Naguib Sawiris was so damaged by the anger he had provoked that a donation of 100 million Egyptian pounds (just $6m) to his family’s foundation for “social development”, which would normally be enough to win over some layers of the public, did nothing. In the end, he had to agree to pay his workers who were unable to work due to self-isolation 50 percent of their wages. He explained that this would mean they were “sharing the sacrifice equally”. How one man taking the same share as that received by millions of workers could claim that this was an equitable “sacrifice” defies comprehension. As one person asked online, “Does that mean we share in your profits as well?”

Class consciousness

A post went viral calculating that, if Sawiris burned all of his money in 200 EGP notes one at a time, he would still be burning them in 200 years. Indeed, his declared personal fortune alone could pay the wages of 2 million Egyptians for a year if the economy shut down altogether.

Class consciousness is developing by leaps and bounds in Egypt due to the example set by Naguib Sawiris, along with other Egyptian bourgeois, placing their profits before the lives of their workers. And as the impacts of the pandemic worsen in Egypt, the Egyptian masses will be pushed closer and closer to getting to their feet once more.

As it stands, the Egyptian government has announced a list of economic sectors and industries that have to be shut down while the virus pandemic rages, and many of Naguib Sawiris’ companies are explicitly excluded from this list. This situation reveals that, at bottom, what rules Egypt is not a strongman president but cold, cruel finance capital. All of the repressive measures taken by successive regimes over the past decade are ultimately in the cause of capital.

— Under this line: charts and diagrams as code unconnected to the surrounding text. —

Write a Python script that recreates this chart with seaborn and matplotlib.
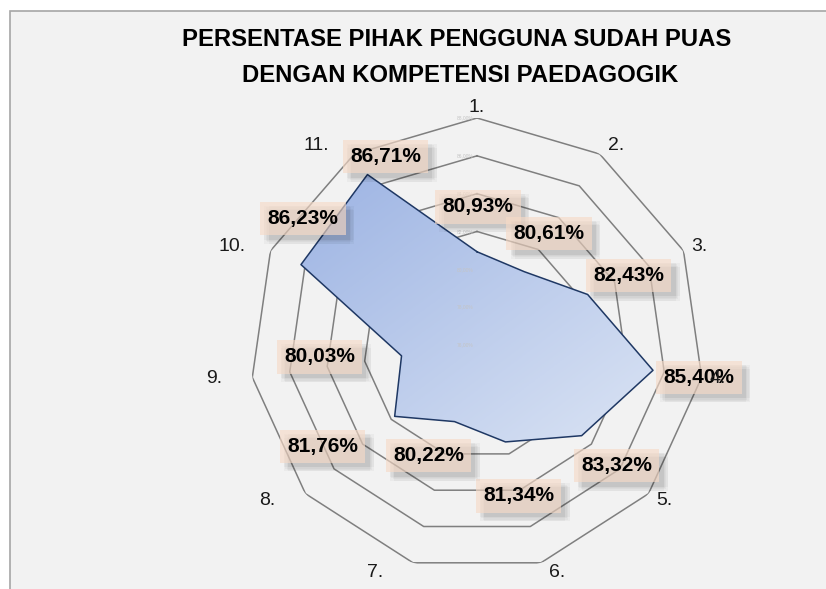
import numpy as np
import matplotlib
matplotlib.use('Agg')
import matplotlib.pyplot as plt
import matplotlib.patheffects as pe
import seaborn as sns
from matplotlib.image import AxesImage
from matplotlib.colors import LinearSegmentedColormap
from matplotlib.patches import Rectangle

plt.rcParams['font.family'] = ['Liberation Sans', 'DejaVu Sans']

# data radar
kategori = ['1.', '2.', '3.', '4.', '5.', '6.', '7.', '8.', '9.', '10.', '11.']
nilai = [80.93, 80.61, 82.43, 85.40, 83.32, 81.34, 80.22, 81.76, 80.03, 86.23, 86.71]
grid_nilai = [78, 80, 82, 84, 86, 88]
sumbu_nilai = [76, 78, 80, 82, 84, 86, 88]
judul = ['PERSENTASE PIHAK PENGGUNA SUDAH PUAS', 'DENGAN KOMPETENSI PAEDAGOGIK']

# geser label data (piksel: kanan, bawah)
geser = [(1, -45), (25, -38), (41, -19), (46, 7), (35, 30), (13, 54),
         (-26, 34), (-72, 30), (-82, 1), (2, -46), (18, -18)]

PX = 0.72  # 1 px = 0.72 pt pada dpi 100

fig = plt.figure(figsize=(8.26, 5.89), dpi=100)
fig.patch.set_facecolor('white')
fig.patches.append(Rectangle((10 / 826, -0.05), 1.1, 1 - 11 / 589 + 0.05,
                             transform=fig.transFigure, fc='#f2f2f2',
                             ec='#a6a6a6', lw=1.2, zorder=-5))

ax = fig.add_axes([250 / 826, 17 / 589, 454 / 826, 454 / 589], projection='polar')
ax.set_theta_zero_location('N')
ax.set_theta_direction(-1)
ax.set_facecolor('none')

n = len(kategori)
theta = np.arange(n) * 2 * np.pi / n
theta_tutup = np.append(theta, 2 * np.pi)
nilai_tutup = np.append(nilai, nilai[0])

# garis grid segi-11
for r in grid_nilai:
    ax.plot(theta_tutup, [r] * (n + 1), color='#7f7f7f', lw=1.1, zorder=1)

# isi poligon + gradasi
poly = ax.fill(theta, nilai, color='#bccbec', zorder=2, lw=0)[0]
cmap = LinearSegmentedColormap.from_list('biru', ['#9cb3e3', '#dbe4f4'])
u = np.linspace(0, 1, 200)
grad = (u[None, :] + u[:, None]) / 2
im = AxesImage(ax, cmap=cmap, interpolation='bilinear', extent=(0.1, 0.9, 0.28, 0.88))
im.set_transform(ax.transAxes)
im.set_data(grad)
im.set_zorder(2.5)
ax.add_image(im)
im.set_clip_path(poly)

sns.lineplot(x=theta_tutup, y=nilai_tutup, sort=False, ax=ax, color='#1f3864',
             lw=1.1, zorder=3)

ax.set_ylim(76, 88)
ax.axis('off')

# label sumbu nilai (sangat kecil)
for r in sumbu_nilai:
    ax.annotate(f'{r:.2f}'.replace('.', ',') + '%', (0, r), xytext=(-4 * PX, 0),
                textcoords='offset points', ha='right', va='center',
                fontsize=3.5, color='#c4c4c4', zorder=3.5)

# bayangan kotak label
bayangan = [pe.SimplePatchShadow(offset=o, shadow_rgbFace='black', alpha=0.03)
            for o in [(3, -3), (4, -4), (6, -3), (3, -6), (6, -6), (5, -5)]]

# label data
for t, v, (gx, gy) in zip(theta, nilai, geser):
    teks = f'{v:.2f}'.replace('.', ',') + '%'
    a = ax.annotate(teks, (t, v), xytext=(gx * PX, -gy * PX), textcoords='offset points',
                    ha='center', va='center', fontsize=15, fontweight='bold', color='black',
                    zorder=5,
                    bbox=dict(boxstyle='square,pad=0.35', fc=(0.965, 0.855, 0.78, 0.65), ec='none'))
    a.get_bbox_patch().set_path_effects(bayangan + [pe.Normal()])

# label kategori
for t, lab in zip(theta, kategori):
    s, c = np.sin(t), np.cos(t)
    dx = 16 if s > 0.1 else (-38 if s < -0.1 else 0)
    dy = -10 * c
    ax.annotate(lab, (t, 88), xytext=(dx * PX, -dy * PX), textcoords='offset points',
                ha='center', va='center', fontsize=14, color='#1a1a1a', zorder=6)

# judul
fig.text(457 / 826, 1 - 46 / 589, judul[0], ha='center', va='baseline',
         fontsize=17.2, fontweight='bold', color='black')
fig.text(460 / 826, 1 - 82 / 589, judul[1], ha='center', va='baseline',
         fontsize=17.2, fontweight='bold', color='black')

fig.savefig('out.png', dpi=100)
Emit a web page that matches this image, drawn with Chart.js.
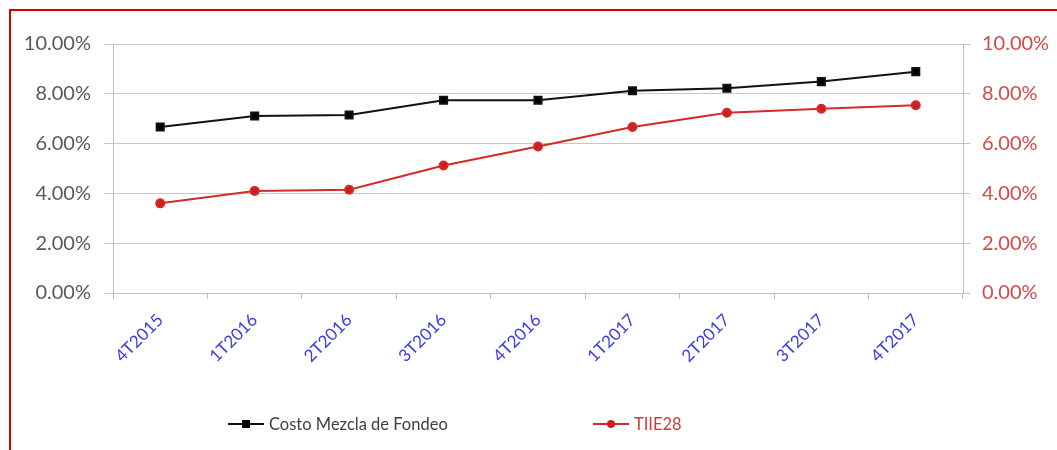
<!DOCTYPE html>
<html>
<head>
<meta charset="utf-8">
<script src="https://cdn.jsdelivr.net/npm/chart.js@4.4.1/dist/chart.umd.min.js"></script>
<style>
  html, body { margin:0; padding:0; background:#fff; overflow:hidden; }
  #wrap { position:relative; width:1057px; height:450px; overflow:hidden; }
  #frame { position:absolute; left:9px; top:9px; width:1200px; height:600px; border:2px solid #d00000; box-sizing:border-box; pointer-events:none; }
  #c { position:absolute; left:0; top:0; }
  .leg { position:absolute; top:412px; height:24px; display:flex; align-items:center; font-family:Lato, sans-serif; font-size:16.5px; }
  .sym { position:relative; width:36px; height:24px; margin-right:5px; }
  .sym .ln { position:absolute; left:0; right:0; top:11px; height:2px; }
  .sym .mk { position:absolute; left:14px; top:8px; width:8px; height:8px; }
</style>
</head>
<body>
<div id="wrap">
  <canvas id="c" width="1057" height="450"></canvas>
  <div id="frame"></div>
  <div id="leg1" class="leg" style="left:228px"></div>
  <div id="leg2" class="leg" style="left:593px"></div>
</div>
<script>
const categories = ['4T2015','1T2016','2T2016','3T2016','4T2016','1T2017','2T2017','3T2017','4T2017'];
const costoMezcla = [6.67, 7.11, 7.15, 7.74, 7.74, 8.12, 8.22, 8.49, 8.89];
const tiie28 = [3.60, 4.10, 4.15, 5.12, 5.88, 6.67, 7.24, 7.40, 7.54];
const yTicks = [0, 2, 4, 6, 8, 10];
const seriesNames = ['Costo Mezcla de Fondeo', 'TIIE28'];

const FONT = 'Lato, "Liberation Sans", sans-serif';
const fmt = v => v.toFixed(2) + '%';

const chart = new Chart(document.getElementById('c'), {
  type: 'line',
  data: {
    labels: categories,
    datasets: [
      { label: seriesNames[0], data: costoMezcla, yAxisID: 'y',
        borderColor: '#111111', backgroundColor: '#000000', borderWidth: 2,
        pointStyle: 'rect', pointRadius: 5, pointHoverRadius: 5, tension: 0 },
      { label: seriesNames[1], data: tiie28, yAxisID: 'y1',
        borderColor: '#d42a2a', backgroundColor: '#cc2020', borderWidth: 2,
        pointStyle: 'circle', pointRadius: 4, pointHoverRadius: 4, tension: 0 }
    ]
  },
  options: {
    responsive: false,
    animation: false,
    events: [],
    layout: { padding: { left: 0, right: 0, top: 44, bottom: 0 } },
    plugins: { legend: { display: false }, tooltip: { enabled: false } },
    scales: {
      x: {
        offset: true,
        grid: { offset: true, drawOnChartArea: false, drawTicks: true, tickLength: 6, color: '#bfbfbf', lineWidth: 1 },
        border: { color: '#bfbfbf', width: 1 },
        ticks: { color: '#3c3ce6', font: { family: FONT, size: 17 }, minRotation: 45, maxRotation: 45, padding: 11, autoSkip: false },
        afterFit: s => { s.height = 157; }
      },
      y: {
        position: 'left', min: 0, max: 10,
        afterBuildTicks: s => { s.ticks = yTicks.map(v => ({ value: v })); },
        grid: { color: '#c8c8c8', lineWidth: 1, tickLength: 9 },
        border: { color: '#bfbfbf', width: 1 },
        ticks: { color: '#595959', font: { family: FONT, size: 20 }, padding: 13, callback: v => fmt(v) },
        afterFit: s => { s.width = 113; }
      },
      y1: {
        position: 'right', min: 0, max: 10,
        afterBuildTicks: s => { s.ticks = yTicks.map(v => ({ value: v })); },
        grid: { drawOnChartArea: false, color: '#bfbfbf', tickLength: 7 },
        border: { color: '#bfbfbf', width: 1 },
        ticks: { color: '#d44a4a', font: { family: FONT, size: 20 }, padding: 12, callback: v => fmt(v) },
        afterFit: s => { s.width = 94; }
      }
    }
  }
});

// HTML legend built from the datasets
function buildLegend(el, ds, textColor, round) {
  const sym = document.createElement('div'); sym.className = 'sym';
  const ln = document.createElement('div'); ln.className = 'ln'; ln.style.background = ds.borderColor;
  const mk = document.createElement('div'); mk.className = 'mk'; mk.style.background = ds.backgroundColor;
  if (round) mk.style.borderRadius = '50%';
  sym.appendChild(ln); sym.appendChild(mk);
  const t = document.createElement('span'); t.textContent = ds.label; t.style.color = textColor;
  el.appendChild(sym); el.appendChild(t);
}
buildLegend(document.getElementById('leg1'), chart.data.datasets[0], '#404040', false);
buildLegend(document.getElementById('leg2'), chart.data.datasets[1], '#d03a3a', true);
</script>
</body>
</html>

In fact, what has become abundantly clear during the current crisis, in Egypt as in other countries, is that there is a tiny fraction of society living off the backs of working people, contributing nothing itself and actively withholding resources vital for human need. Moreover, we have seen that the mere thought of workers having to stop work has the ruling class running scared to national governments. This exposes where the real power in society lies. Let the Sisi regime and capitalists alike tremble as the Egyptian working class begins to realise their power.